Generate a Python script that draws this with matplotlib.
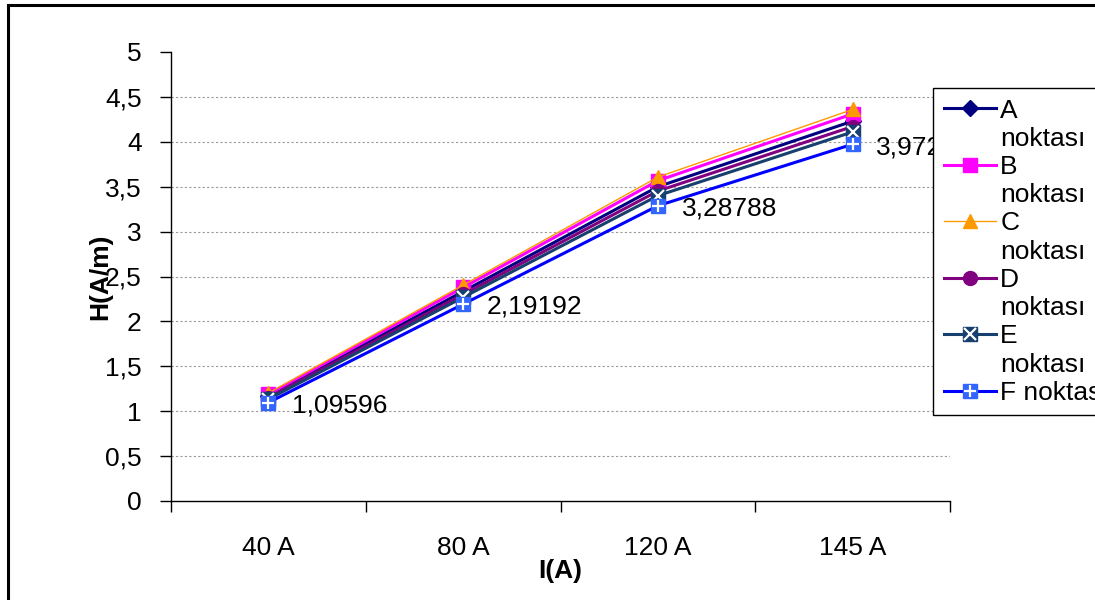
"""
H(A/m) - I(A) grafiği: A..F noktalarında manyetik alan şiddeti
"""

import matplotlib
matplotlib.use('Agg')
import matplotlib.pyplot as plt
from matplotlib.lines import Line2D
from matplotlib.patches import Rectangle
from matplotlib.ticker import FuncFormatter, FixedLocator

# ========== font ==========
matplotlib.rcParams['font.family'] = ['Liberation Sans', 'DejaVu Sans']
matplotlib.rcParams['font.size'] = 19

# ========== data ==========
categories = ['40 A', '80 A', '120 A', '145 A']
a_values = [1.167, 2.334, 3.500, 4.230]
b_values = [1.189, 2.378, 3.567, 4.310]
c_values = [1.202, 2.404, 3.607, 4.360]
d_values = [1.151, 2.301, 3.452, 4.170]
e_values = [1.134, 2.268, 3.400, 4.110]
f_values = [1.09596, 2.19192, 3.28788, 3.972855]
series_names = ['A', 'B', 'C', 'D', 'E', 'F']

FS = 19


def comma(v, pos=None):
    s = f'{v:g}'
    return s.replace('.', ',')


def main():
    fig = plt.figure(figsize=(10.95, 6.0), dpi=100)
    ax = fig.add_axes([171 / 1095, 1 - 501 / 600, 779 / 1095, 449 / 600])
    x = list(range(len(categories)))

    # (values, color, marker, markersize, linewidth, marker face, overlay marker)
    styles = [
        (a_values, '#000080', 'D', 8.5, 2.2, '#000080', None),
        (b_values, '#FF00FF', 's', 9.5, 2.2, '#FF00FF', None),
        (c_values, '#FF9900', '^', 10, 1.0, '#FF9900', None),
        (d_values, '#800080', 'o', 10, 2.2, '#800080', None),
        (e_values, '#18406E', 's', 9.5, 2.2, '#18406E', 'x'),
        (f_values, '#0000FF', 's', 9.5, 2.2, '#3366FF', '+'),
    ]

    handles = []
    labels = []
    for i, (vals, col, mk, ms, lw, face, over) in enumerate(styles):
        ax.plot(x, vals, color=col, linewidth=lw, marker=mk, markersize=ms,
                markerfacecolor=face, markeredgecolor=face, zorder=3 + i,
                clip_on=False)
        h = Line2D([], [], color=col, linewidth=lw, marker=mk, markersize=ms,
                   markerfacecolor=face, markeredgecolor=face)
        if over:
            ax.plot(x, vals, linestyle='none', marker=over, markersize=ms * 0.85,
                    markeredgecolor='white', markeredgewidth=1.6, zorder=3 + i,
                    clip_on=False)
            h2 = Line2D([], [], linestyle='none', marker=over, markersize=ms * 0.85,
                        markeredgecolor='white', markeredgewidth=1.6)
            h = (h, h2)
        handles.append(h)
        if series_names[i] == 'F':
            labels.append('F noktası')
        else:
            labels.append(series_names[i])
            handles.append(Line2D([], [], linestyle='none'))
            labels.append('noktası')

    # data labels on F
    for xi, v in zip(x, f_values):
        ax.annotate(comma(v), (xi, v), xytext=(17, -2), textcoords='offset points',
                    ha='left', va='center', fontsize=FS, zorder=10)

    # axes
    ax.set_xlim(-0.5, 3.5)
    ax.set_ylim(0, 5)
    ax.set_yticks([i * 0.5 for i in range(11)])
    ax.yaxis.set_major_formatter(FuncFormatter(comma))
    ax.xaxis.set_major_locator(FixedLocator([-0.5, 0.5, 1.5, 2.5, 3.5]))
    ax.xaxis.set_major_formatter(FuncFormatter(lambda v, p: ''))
    ax.xaxis.set_minor_locator(FixedLocator(x))
    ax.set_xticklabels(categories, minor=True)
    ax.tick_params(axis='x', which='minor', length=0, pad=25, labelsize=FS)
    ax.tick_params(axis='x', which='major', length=8, width=1, direction='out')
    ax.tick_params(axis='y', length=8, width=1, direction='out', pad=13, labelsize=FS)

    for s in ['top', 'right']:
        ax.spines[s].set_visible(False)
    ax.spines['left'].set_linewidth(1)
    ax.spines['bottom'].set_linewidth(1)

    for yv in [i * 0.5 for i in range(1, 10)]:
        ax.axhline(yv, color='#9a9a9a', linewidth=0.8, linestyle=(0, (2, 2)), zorder=1)

    ax.set_xlabel('I(A)', fontsize=FS, fontweight='bold')
    ax.xaxis.set_label_coords(0.5, -0.13)
    ax.set_ylabel('H(A/m)', fontsize=FS, fontweight='bold')
    ax.yaxis.set_label_coords(-0.076, 0.5)

    leg = fig.legend(handles, labels, loc='upper left',
                     bbox_to_anchor=(933 / 1095, 1 - 88 / 600),
                     borderaxespad=0, borderpad=0.4, labelspacing=0.16,
                     handlelength=2.0, handletextpad=0.15, fontsize=FS,
                     fancybox=False, framealpha=1, edgecolor='black')
    leg.get_frame().set_linewidth(1)
    leg.set_zorder(20)

    # outer chart border
    fig.patches.append(Rectangle((8 / 1095, -0.05), 1.2, 1.05 - 5 / 600,
                                 transform=fig.transFigure, fill=False,
                                 edgecolor='black', linewidth=2.2, zorder=30))

    fig.savefig('out.png', dpi=100)
    plt.close(fig)


if __name__ == '__main__':
    main()
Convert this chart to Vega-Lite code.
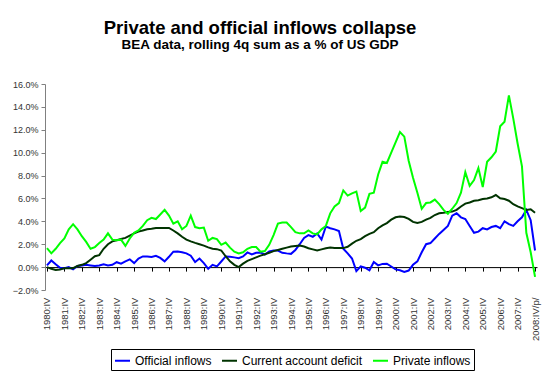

# # # #

What to do >> Extract the full listing above verbatim; pictures are to be left out of the copy.

Solution for this problem >>
Generate a Python script that draws this with matplotlib.
"""
H(A/m) - I(A) grafiği: A..F noktalarında manyetik alan şiddeti
"""

import matplotlib
matplotlib.use('Agg')
import matplotlib.pyplot as plt
from matplotlib.lines import Line2D
from matplotlib.patches import Rectangle
from matplotlib.ticker import FuncFormatter, FixedLocator

# ========== font ==========
matplotlib.rcParams['font.family'] = ['Liberation Sans', 'DejaVu Sans']
matplotlib.rcParams['font.size'] = 19

# ========== data ==========
categories = ['40 A', '80 A', '120 A', '145 A']
a_values = [1.167, 2.334, 3.500, 4.230]
b_values = [1.189, 2.378, 3.567, 4.310]
c_values = [1.202, 2.404, 3.607, 4.360]
d_values = [1.151, 2.301, 3.452, 4.170]
e_values = [1.134, 2.268, 3.400, 4.110]
f_values = [1.09596, 2.19192, 3.28788, 3.972855]
series_names = ['A', 'B', 'C', 'D', 'E', 'F']

FS = 19


def comma(v, pos=None):
    s = f'{v:g}'
    return s.replace('.', ',')


def main():
    fig = plt.figure(figsize=(10.95, 6.0), dpi=100)
    ax = fig.add_axes([171 / 1095, 1 - 501 / 600, 779 / 1095, 449 / 600])
    x = list(range(len(categories)))

    # (values, color, marker, markersize, linewidth, marker face, overlay marker)
    styles = [
        (a_values, '#000080', 'D', 8.5, 2.2, '#000080', None),
        (b_values, '#FF00FF', 's', 9.5, 2.2, '#FF00FF', None),
        (c_values, '#FF9900', '^', 10, 1.0, '#FF9900', None),
        (d_values, '#800080', 'o', 10, 2.2, '#800080', None),
        (e_values, '#18406E', 's', 9.5, 2.2, '#18406E', 'x'),
        (f_values, '#0000FF', 's', 9.5, 2.2, '#3366FF', '+'),
    ]

    handles = []
    labels = []
    for i, (vals, col, mk, ms, lw, face, over) in enumerate(styles):
        ax.plot(x, vals, color=col, linewidth=lw, marker=mk, markersize=ms,
                markerfacecolor=face, markeredgecolor=face, zorder=3 + i,
                clip_on=False)
        h = Line2D([], [], color=col, linewidth=lw, marker=mk, markersize=ms,
                   markerfacecolor=face, markeredgecolor=face)
        if over:
            ax.plot(x, vals, linestyle='none', marker=over, markersize=ms * 0.85,
                    markeredgecolor='white', markeredgewidth=1.6, zorder=3 + i,
                    clip_on=False)
            h2 = Line2D([], [], linestyle='none', marker=over, markersize=ms * 0.85,
                        markeredgecolor='white', markeredgewidth=1.6)
            h = (h, h2)
        handles.append(h)
        if series_names[i] == 'F':
            labels.append('F noktası')
        else:
            labels.append(series_names[i])
            handles.append(Line2D([], [], linestyle='none'))
            labels.append('noktası')

    # data labels on F
    for xi, v in zip(x, f_values):
        ax.annotate(comma(v), (xi, v), xytext=(17, -2), textcoords='offset points',
                    ha='left', va='center', fontsize=FS, zorder=10)

    # axes
    ax.set_xlim(-0.5, 3.5)
    ax.set_ylim(0, 5)
    ax.set_yticks([i * 0.5 for i in range(11)])
    ax.yaxis.set_major_formatter(FuncFormatter(comma))
    ax.xaxis.set_major_locator(FixedLocator([-0.5, 0.5, 1.5, 2.5, 3.5]))
    ax.xaxis.set_major_formatter(FuncFormatter(lambda v, p: ''))
    ax.xaxis.set_minor_locator(FixedLocator(x))
    ax.set_xticklabels(categories, minor=True)
    ax.tick_params(axis='x', which='minor', length=0, pad=25, labelsize=FS)
    ax.tick_params(axis='x', which='major', length=8, width=1, direction='out')
    ax.tick_params(axis='y', length=8, width=1, direction='out', pad=13, labelsize=FS)

    for s in ['top', 'right']:
        ax.spines[s].set_visible(False)
    ax.spines['left'].set_linewidth(1)
    ax.spines['bottom'].set_linewidth(1)

    for yv in [i * 0.5 for i in range(1, 10)]:
        ax.axhline(yv, color='#9a9a9a', linewidth=0.8, linestyle=(0, (2, 2)), zorder=1)

    ax.set_xlabel('I(A)', fontsize=FS, fontweight='bold')
    ax.xaxis.set_label_coords(0.5, -0.13)
    ax.set_ylabel('H(A/m)', fontsize=FS, fontweight='bold')
    ax.yaxis.set_label_coords(-0.076, 0.5)

    leg = fig.legend(handles, labels, loc='upper left',
                     bbox_to_anchor=(933 / 1095, 1 - 88 / 600),
                     borderaxespad=0, borderpad=0.4, labelspacing=0.16,
                     handlelength=2.0, handletextpad=0.15, fontsize=FS,
                     fancybox=False, framealpha=1, edgecolor='black')
    leg.get_frame().set_linewidth(1)
    leg.set_zorder(20)

    # outer chart border
    fig.patches.append(Rectangle((8 / 1095, -0.05), 1.2, 1.05 - 5 / 600,
                                 transform=fig.transFigure, fill=False,
                                 edgecolor='black', linewidth=2.2, zorder=30))

    fig.savefig('out.png', dpi=100)
    plt.close(fig)


if __name__ == '__main__':
    main()
Convert this chart to Vega-Lite code.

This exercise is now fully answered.